■ EXERCISE DETAILS ■
Where a line of the listing below includes the word "this", reproduce that line.

■ EXERCISE MATERIALS ■
━━━━

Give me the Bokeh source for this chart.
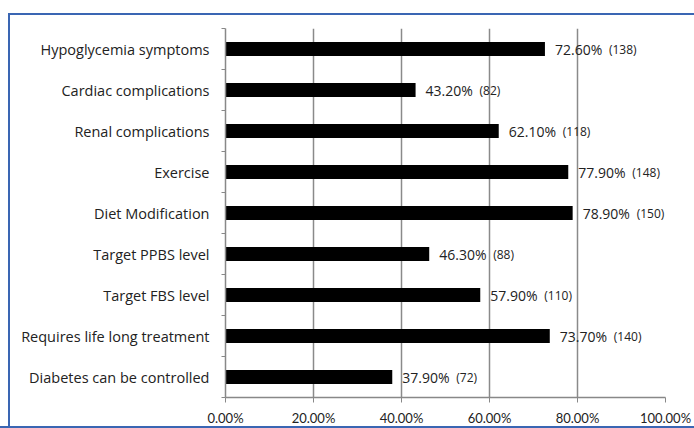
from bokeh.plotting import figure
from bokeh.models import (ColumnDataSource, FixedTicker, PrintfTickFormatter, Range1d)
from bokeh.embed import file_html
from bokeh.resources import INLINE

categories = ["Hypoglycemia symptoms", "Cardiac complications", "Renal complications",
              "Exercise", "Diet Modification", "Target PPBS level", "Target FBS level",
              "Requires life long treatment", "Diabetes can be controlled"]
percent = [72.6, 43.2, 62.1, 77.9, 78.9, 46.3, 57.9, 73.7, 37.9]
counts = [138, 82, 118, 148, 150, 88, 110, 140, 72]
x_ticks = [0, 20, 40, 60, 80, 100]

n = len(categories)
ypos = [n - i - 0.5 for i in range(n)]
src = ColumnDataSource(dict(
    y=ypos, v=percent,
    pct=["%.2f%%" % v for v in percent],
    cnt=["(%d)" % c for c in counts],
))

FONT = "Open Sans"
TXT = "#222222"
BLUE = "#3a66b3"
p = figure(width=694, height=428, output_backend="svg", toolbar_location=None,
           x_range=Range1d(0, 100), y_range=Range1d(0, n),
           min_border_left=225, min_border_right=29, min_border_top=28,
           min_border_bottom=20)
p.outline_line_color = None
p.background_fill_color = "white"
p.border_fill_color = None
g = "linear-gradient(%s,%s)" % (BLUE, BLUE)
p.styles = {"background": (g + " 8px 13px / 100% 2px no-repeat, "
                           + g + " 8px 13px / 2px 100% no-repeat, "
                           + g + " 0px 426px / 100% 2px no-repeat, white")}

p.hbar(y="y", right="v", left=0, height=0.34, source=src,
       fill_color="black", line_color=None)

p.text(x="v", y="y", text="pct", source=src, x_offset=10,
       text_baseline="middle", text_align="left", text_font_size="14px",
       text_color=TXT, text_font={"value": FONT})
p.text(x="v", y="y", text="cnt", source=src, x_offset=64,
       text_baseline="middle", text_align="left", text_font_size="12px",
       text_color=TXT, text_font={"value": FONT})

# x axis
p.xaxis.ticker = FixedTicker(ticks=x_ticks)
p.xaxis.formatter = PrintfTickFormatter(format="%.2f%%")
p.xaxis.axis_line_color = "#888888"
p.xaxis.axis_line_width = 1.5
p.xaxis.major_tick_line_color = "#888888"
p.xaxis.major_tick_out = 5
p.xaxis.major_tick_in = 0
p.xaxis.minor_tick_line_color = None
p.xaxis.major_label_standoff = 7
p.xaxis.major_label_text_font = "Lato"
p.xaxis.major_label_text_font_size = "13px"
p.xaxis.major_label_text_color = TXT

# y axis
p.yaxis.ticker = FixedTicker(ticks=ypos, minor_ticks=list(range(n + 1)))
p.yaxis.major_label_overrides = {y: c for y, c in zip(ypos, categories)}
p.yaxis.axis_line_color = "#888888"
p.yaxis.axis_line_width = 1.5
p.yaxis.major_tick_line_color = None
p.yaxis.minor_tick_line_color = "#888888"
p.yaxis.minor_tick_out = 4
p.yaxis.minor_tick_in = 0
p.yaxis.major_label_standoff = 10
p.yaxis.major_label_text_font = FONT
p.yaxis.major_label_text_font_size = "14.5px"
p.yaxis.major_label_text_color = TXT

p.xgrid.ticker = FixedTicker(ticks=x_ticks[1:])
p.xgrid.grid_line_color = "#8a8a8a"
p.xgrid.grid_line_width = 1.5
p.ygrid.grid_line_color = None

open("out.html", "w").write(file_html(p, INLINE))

━━━━

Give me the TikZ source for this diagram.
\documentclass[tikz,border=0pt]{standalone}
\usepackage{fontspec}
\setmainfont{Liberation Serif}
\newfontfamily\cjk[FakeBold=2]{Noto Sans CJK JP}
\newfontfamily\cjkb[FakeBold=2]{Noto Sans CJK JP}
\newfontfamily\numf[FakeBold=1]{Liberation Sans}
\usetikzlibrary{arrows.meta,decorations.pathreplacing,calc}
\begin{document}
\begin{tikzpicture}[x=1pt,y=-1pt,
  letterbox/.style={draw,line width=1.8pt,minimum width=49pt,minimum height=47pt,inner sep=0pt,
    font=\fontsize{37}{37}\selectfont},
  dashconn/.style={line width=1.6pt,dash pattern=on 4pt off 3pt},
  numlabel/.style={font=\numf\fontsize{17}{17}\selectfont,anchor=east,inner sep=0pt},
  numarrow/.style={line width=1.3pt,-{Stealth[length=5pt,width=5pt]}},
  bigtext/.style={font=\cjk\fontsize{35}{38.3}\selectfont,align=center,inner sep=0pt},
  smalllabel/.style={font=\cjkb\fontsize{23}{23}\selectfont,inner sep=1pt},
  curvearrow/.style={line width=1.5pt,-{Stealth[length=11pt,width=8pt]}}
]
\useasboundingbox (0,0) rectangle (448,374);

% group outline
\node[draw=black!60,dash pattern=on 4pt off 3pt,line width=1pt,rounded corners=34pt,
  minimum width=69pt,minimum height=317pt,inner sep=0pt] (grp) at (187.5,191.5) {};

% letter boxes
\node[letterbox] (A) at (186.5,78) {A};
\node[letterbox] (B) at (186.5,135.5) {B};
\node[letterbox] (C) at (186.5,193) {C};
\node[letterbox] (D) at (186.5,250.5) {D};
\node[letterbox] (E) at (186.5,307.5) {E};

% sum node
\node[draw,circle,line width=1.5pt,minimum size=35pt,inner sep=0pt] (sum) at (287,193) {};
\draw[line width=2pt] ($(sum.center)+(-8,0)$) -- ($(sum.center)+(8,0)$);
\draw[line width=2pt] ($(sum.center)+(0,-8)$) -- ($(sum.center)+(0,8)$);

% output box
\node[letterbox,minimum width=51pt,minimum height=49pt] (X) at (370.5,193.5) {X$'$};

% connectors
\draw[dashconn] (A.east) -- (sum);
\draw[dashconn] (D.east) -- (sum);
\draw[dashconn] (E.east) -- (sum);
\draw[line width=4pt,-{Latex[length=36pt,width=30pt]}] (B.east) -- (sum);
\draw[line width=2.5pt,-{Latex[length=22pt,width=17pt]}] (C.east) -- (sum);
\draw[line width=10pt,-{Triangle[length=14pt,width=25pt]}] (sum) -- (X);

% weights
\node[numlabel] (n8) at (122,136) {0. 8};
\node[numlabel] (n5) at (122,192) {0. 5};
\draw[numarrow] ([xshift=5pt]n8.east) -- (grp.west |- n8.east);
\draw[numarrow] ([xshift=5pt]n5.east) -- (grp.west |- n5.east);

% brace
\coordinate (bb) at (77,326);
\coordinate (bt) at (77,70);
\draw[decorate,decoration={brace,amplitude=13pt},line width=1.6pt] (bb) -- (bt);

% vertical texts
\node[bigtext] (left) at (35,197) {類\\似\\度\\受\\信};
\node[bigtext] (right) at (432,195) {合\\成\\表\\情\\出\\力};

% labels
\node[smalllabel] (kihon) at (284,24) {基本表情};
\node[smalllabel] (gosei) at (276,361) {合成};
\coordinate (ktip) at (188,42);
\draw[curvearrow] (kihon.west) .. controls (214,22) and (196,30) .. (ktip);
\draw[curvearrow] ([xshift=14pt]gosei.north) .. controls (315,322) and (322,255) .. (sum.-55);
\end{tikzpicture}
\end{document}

━━━━

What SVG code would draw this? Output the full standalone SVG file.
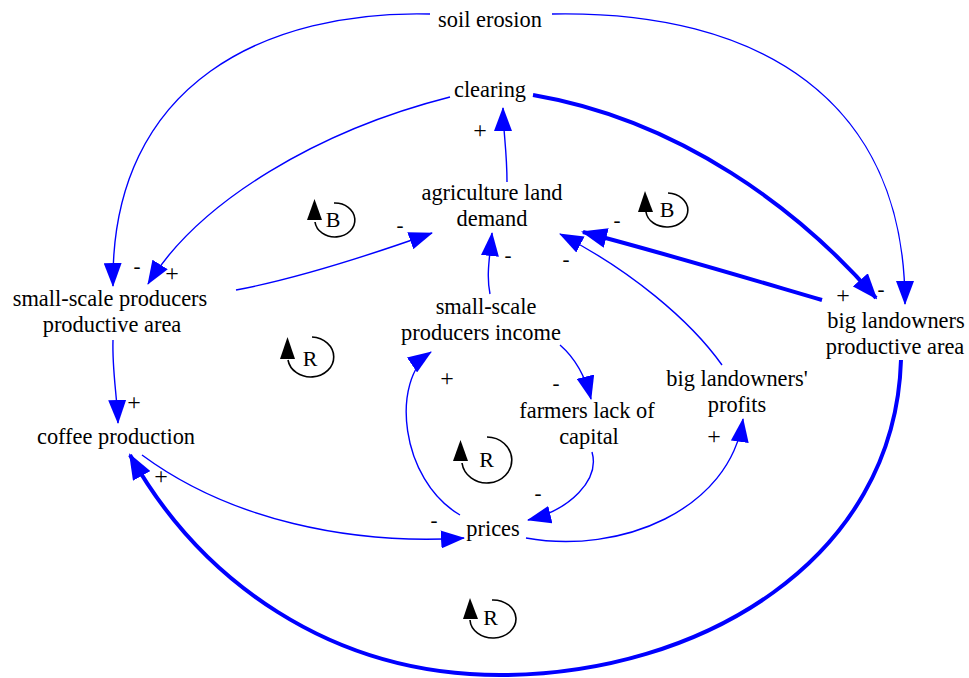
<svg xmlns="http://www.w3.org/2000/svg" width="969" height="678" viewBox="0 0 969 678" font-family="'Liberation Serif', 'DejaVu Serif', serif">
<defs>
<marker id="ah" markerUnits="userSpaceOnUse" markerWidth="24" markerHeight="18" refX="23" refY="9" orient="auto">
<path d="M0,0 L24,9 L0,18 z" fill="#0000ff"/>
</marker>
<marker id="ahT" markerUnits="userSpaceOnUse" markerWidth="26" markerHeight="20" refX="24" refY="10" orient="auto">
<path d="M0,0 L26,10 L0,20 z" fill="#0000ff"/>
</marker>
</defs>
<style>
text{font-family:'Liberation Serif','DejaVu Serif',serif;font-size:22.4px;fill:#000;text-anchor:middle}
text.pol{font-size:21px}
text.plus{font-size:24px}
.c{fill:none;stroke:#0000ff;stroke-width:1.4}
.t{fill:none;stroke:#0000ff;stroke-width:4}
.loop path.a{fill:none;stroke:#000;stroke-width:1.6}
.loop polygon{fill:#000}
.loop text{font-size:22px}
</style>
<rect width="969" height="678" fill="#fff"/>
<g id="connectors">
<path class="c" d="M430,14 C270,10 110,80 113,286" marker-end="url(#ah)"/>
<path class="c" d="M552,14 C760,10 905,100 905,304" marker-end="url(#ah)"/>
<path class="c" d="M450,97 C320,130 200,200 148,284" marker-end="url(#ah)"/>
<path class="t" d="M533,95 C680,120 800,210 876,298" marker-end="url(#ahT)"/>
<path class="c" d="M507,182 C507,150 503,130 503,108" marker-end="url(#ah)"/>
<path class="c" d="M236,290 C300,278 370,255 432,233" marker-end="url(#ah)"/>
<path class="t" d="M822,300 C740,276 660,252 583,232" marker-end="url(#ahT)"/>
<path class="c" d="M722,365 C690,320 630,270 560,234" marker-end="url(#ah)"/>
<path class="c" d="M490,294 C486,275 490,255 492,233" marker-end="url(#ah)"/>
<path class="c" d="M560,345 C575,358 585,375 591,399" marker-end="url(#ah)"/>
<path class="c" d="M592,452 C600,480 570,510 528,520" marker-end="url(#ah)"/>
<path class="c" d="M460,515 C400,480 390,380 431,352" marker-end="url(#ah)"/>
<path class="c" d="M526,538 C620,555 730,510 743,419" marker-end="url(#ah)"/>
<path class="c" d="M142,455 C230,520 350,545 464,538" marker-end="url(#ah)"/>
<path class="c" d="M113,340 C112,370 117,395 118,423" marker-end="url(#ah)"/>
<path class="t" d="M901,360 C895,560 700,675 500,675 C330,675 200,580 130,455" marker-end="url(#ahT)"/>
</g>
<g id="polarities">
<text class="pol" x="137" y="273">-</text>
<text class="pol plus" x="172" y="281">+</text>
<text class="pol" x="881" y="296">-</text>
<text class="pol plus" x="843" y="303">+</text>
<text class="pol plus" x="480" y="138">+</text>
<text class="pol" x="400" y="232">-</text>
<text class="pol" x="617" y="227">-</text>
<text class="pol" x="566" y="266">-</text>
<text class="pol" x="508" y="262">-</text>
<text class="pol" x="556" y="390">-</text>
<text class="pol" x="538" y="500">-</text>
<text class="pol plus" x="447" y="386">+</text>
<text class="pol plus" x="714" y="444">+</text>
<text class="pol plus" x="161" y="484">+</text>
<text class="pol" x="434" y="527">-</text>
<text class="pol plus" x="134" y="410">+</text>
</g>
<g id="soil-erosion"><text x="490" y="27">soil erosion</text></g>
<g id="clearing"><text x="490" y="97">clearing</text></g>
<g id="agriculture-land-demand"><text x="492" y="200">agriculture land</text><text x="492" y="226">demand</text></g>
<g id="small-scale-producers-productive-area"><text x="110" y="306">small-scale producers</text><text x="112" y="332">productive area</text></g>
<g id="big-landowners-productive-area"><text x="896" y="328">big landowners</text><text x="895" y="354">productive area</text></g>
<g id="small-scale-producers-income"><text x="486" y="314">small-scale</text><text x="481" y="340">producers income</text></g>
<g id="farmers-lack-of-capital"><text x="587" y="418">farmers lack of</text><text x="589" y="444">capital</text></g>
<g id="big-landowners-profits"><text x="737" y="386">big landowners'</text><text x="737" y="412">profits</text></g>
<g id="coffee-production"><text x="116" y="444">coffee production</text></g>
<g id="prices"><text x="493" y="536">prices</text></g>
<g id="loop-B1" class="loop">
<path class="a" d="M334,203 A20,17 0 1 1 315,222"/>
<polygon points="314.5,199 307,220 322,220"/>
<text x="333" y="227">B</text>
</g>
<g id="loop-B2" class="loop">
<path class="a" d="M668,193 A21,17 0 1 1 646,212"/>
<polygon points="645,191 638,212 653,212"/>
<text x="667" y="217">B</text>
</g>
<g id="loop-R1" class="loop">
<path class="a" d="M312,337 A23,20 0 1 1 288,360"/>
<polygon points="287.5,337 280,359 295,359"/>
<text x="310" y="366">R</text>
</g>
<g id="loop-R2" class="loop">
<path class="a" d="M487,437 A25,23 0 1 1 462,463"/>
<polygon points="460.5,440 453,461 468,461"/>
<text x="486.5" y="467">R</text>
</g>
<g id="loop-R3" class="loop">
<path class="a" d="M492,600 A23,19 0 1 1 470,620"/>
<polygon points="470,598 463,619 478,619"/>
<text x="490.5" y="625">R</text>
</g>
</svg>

━━━━

■ WRITTEN ANSWER ■
Give me the Bokeh source for this chart.
Give me the TikZ source for this diagram.
What SVG code would draw this? Output the full standalone SVG file.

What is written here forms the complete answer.